The Season of Migration by Nellie Hermann ’00
There is a moment in the new novel by Nellie Hermann ’00 when a young Vincent van Gogh stands in awe at the sight of a wheat field. As the stalks dance in the wind, in what Hermann in The Season of Migration calls “a symphony of movement, color, and sound,” van Gogh notices that “everything shimmers, glittering with life and peace; his body is erased as he stands there, his self folded into what he sees.” This moment is a microcosm of the novel itself. Contemplative and lush, it captures van Gogh’s electric need to feed his senses and commune with the world and the people around him.

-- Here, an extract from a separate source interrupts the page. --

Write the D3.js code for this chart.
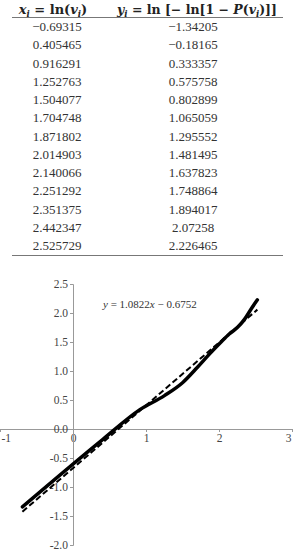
<!DOCTYPE html>
<html>
<head>
<meta charset="utf-8">
<script src="https://cdn.jsdelivr.net/npm/d3@7"></script>
<style>
  body { margin: 0; background: #fff; }
</style>
</head>
<body>
<div id="chart"></div>
<script>
// table / chart values
const xVals = [-0.69315, 0.405465, 0.916291, 1.252763, 1.504077, 1.704748, 1.871802,
               2.014903, 2.140066, 2.251292, 2.351375, 2.442347, 2.525729];
const yVals = [-1.34205, -0.18165, 0.333357, 0.575758, 0.802899, 1.065059, 1.295552,
               1.481495, 1.637823, 1.748864, 1.894017, 2.07258, 2.226465];
const xLabels = ['\u22120.69315', '0.405465', '0.916291', '1.252763', '1.504077', '1.704748', '1.871802',
                 '2.014903', '2.140066', '2.251292', '2.351375', '2.442347', '2.525729'];
const yLabels = ['\u22121.34205', '\u22120.18165', '0.333357', '0.575758', '0.802899', '1.065059', '1.295552',
                 '1.481495', '1.637823', '1.748864', '1.894017', '2.07258', '2.226465'];
const slope = 1.0822;
const intercept = -0.6752;
const xTicks = [-1, 0, 1, 2, 3];
const yTicks = [-2.0, -1.5, -1.0, -0.5, 0.0, 0.5, 1.0, 1.5, 2.0, 2.5];

const W = 293, H = 554;
const serif = '"Liberation Serif", "DejaVu Serif", serif';

const svg = d3.select('#chart').append('svg')
  .attr('width', W).attr('height', H)
  .style('font-family', serif);

// ---- table ----
const col1 = 57, col2 = 193;
const header = svg.append('g').attr('font-weight', 'bold').attr('font-size', 13)
  .attr('font-family', '"DejaVu Serif", serif').attr('fill', '#222');
const h1 = header.append('text').attr('x', 53).attr('y', 14).attr('text-anchor', 'middle');
h1.append('tspan').attr('font-style', 'italic').text('x');
h1.append('tspan').attr('font-style', 'italic').attr('font-size', 8.5).attr('dy', 3).text('i');
h1.append('tspan').attr('dy', -3).text(' = ln(');
h1.append('tspan').attr('font-style', 'italic').text('v');
h1.append('tspan').attr('font-style', 'italic').attr('font-size', 8.5).attr('dy', 3).text('i');
h1.append('tspan').attr('dy', -3).text(')');

const h2 = header.append('text').attr('x', 197).attr('y', 14).attr('text-anchor', 'middle')
  .attr('font-size', 12.5);
h2.append('tspan').attr('font-style', 'italic').text('y');
h2.append('tspan').attr('font-style', 'italic').attr('font-size', 8.5).attr('dy', 3).text('i');
h2.append('tspan').attr('dy', -3).text(' = ln [\u2212 ln[1 \u2212 ');
h2.append('tspan').attr('font-style', 'italic').text('P');
h2.append('tspan').text('(');
h2.append('tspan').attr('font-style', 'italic').text('v');
h2.append('tspan').attr('font-style', 'italic').attr('font-size', 8.5).attr('dy', 3).text('i');
h2.append('tspan').attr('dy', -3).text(')]]');

svg.append('line').attr('x1', 12).attr('x2', 283).attr('y1', 17.5).attr('y2', 17.5)
  .attr('stroke', '#777').attr('stroke-width', 1);

const rowY = d3.scaleLinear().domain([0, xVals.length - 1]).range([31, 250]);
const rows = svg.append('g').attr('font-size', 13).attr('fill', '#333').attr('text-anchor', 'middle');
rows.selectAll('.c1').data(xLabels).enter().append('text')
  .attr('x', col1).attr('y', (d, i) => rowY(i)).text(d => d);
rows.selectAll('.c2').data(yLabels).enter().append('text')
  .attr('x', col2).attr('y', (d, i) => rowY(i)).text(d => d);

svg.append('line').attr('x1', 12).attr('x2', 283).attr('y1', 255.5).attr('y2', 255.5)
  .attr('stroke', '#777').attr('stroke-width', 1);

// ---- plot ----
const x = d3.scaleLinear().domain([-1, 3]).range([0, 292]);
const y = d3.scaleLinear().domain([-2, 2.5]).range([545, 284]);

const axisColor = '#999';

const xAxis = svg.append('g')
  .attr('transform', 'translate(0,' + y(0) + ')')
  .call(d3.axisBottom(x).tickValues(xTicks).tickFormat(d3.format('d')).tickSize(3).tickPadding(2));
xAxis.select('.domain').attr('stroke', axisColor).attr('d', 'M0,0.5H293');
xAxis.selectAll('line').attr('stroke', axisColor);
xAxis.selectAll('text').attr('fill', '#444').attr('font-family', serif).attr('font-size', 11.5)
  .text(d => String(d).replace('\u2212', '-'))
  .attr('text-anchor', d => d === -1 ? 'start' : (d === 3 ? 'end' : 'middle'))
  .attr('dx', d => d === -1 ? 1 : (d === 3 ? -1 : 0));

const yAxis = svg.append('g')
  .attr('transform', 'translate(' + x(0) + ',0)')
  .call(d3.axisLeft(y).tickValues(yTicks).tickFormat(d3.format('.1f')).tickSize(3).tickPadding(2));
yAxis.select('.domain').attr('stroke', axisColor);
yAxis.selectAll('line').attr('stroke', axisColor);
yAxis.selectAll('text').attr('fill', '#444').attr('font-family', serif).attr('font-size', 11.5)
  .text(d => d3.format('.1f')(d).replace('\u2212', '-'));

// fitted line
const fitX = [xVals[0], xVals[xVals.length - 1]];
svg.append('path')
  .datum(fitX)
  .attr('fill', 'none').attr('stroke', '#000').attr('stroke-width', 2)
  .attr('stroke-dasharray', '6,3')
  .attr('d', d3.line().x(d => x(d)).y(d => y(slope * d + intercept)));

// data curve
const pts = xVals.map((v, i) => [v, yVals[i]]);
svg.append('path')
  .datum(pts)
  .attr('fill', 'none').attr('stroke', '#000').attr('stroke-width', 3.5)
  .attr('stroke-linecap', 'round')
  .attr('d', d3.line().x(d => x(d[0])).y(d => y(d[1])).curve(d3.curveMonotoneX));

// equation label
const eq = svg.append('text').attr('x', 103).attr('y', 308)
  .attr('font-size', 11).attr('fill', '#333');
eq.append('tspan').attr('font-style', 'italic').text('y');
eq.append('tspan').text(' = 1.0822');
eq.append('tspan').attr('font-style', 'italic').text('x');
eq.append('tspan').text(' \u2212 0.6752');
</script>
</body>
</html>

The Season of Migration is a fictionalized account of a little-known period in van Gogh’s life. From 1878 to 1880, having failed in his studies to become a minister, van Gogh takes a position as a “lay preacher” and arrives at the Borinage, a bleak Belgian coal-mining region, to spread the Gospel. “The mine was terrifying and awesome,” he writes to his brother Theo upon first seeing it. “Looking at the landscape, the trees dead and nearly dead, the ash heaps, the hills of discarded coal, the huts collapsing into one another, the thick smoke pouring from the chimneys and blocking the sun, I nearly fell to my knees.”
The novel alternates between third-person narration and letters that van Gogh writes, but never sends, to his beloved Theo. A Paris art dealer, Theo was famously the primary source of support and encouragement throughout Vincent’s life, but during this period their usually voluminous correspondence falls silent. Here Hermann imagines why: a temporary falling-out, born of Vincent’s deteriorating mental health and the traumatic events he experiences at the Borinage.
We meet van Gogh as a man torn with self-doubt. He loves God and comes to the Borinage with a naïveté and earnestness that embarrass even him. Yet he also lacks the unshakable faith of his father, a minister, and wants so much to understand the lives of the miners and their families that his desire consumes him—erases him, almost. Ultimately he finds redemption not in God but in art, in his ability to capture the beautiful imperfection of the world around him.
Hermann is a masterful wordsmith, and the book’s prose shimmers like van Gogh’s wheat field with the language of light and dark, of sun and earth and the five senses. Yet the words are not beautiful for their own sake. Their vividness, their saturation, help us see the world as van Gogh must have seen it: riotous, overwhelming. The book is paced slowly, and the reader spends the first chapters somewhat disoriented. But van Gogh so clearly has something important to tell us that it’s not unpleasant to walk with him as his tale unfolds. By the time the action builds towards its terrible climax, we’re surprised to discover we love this dismal place as much as van Gogh does.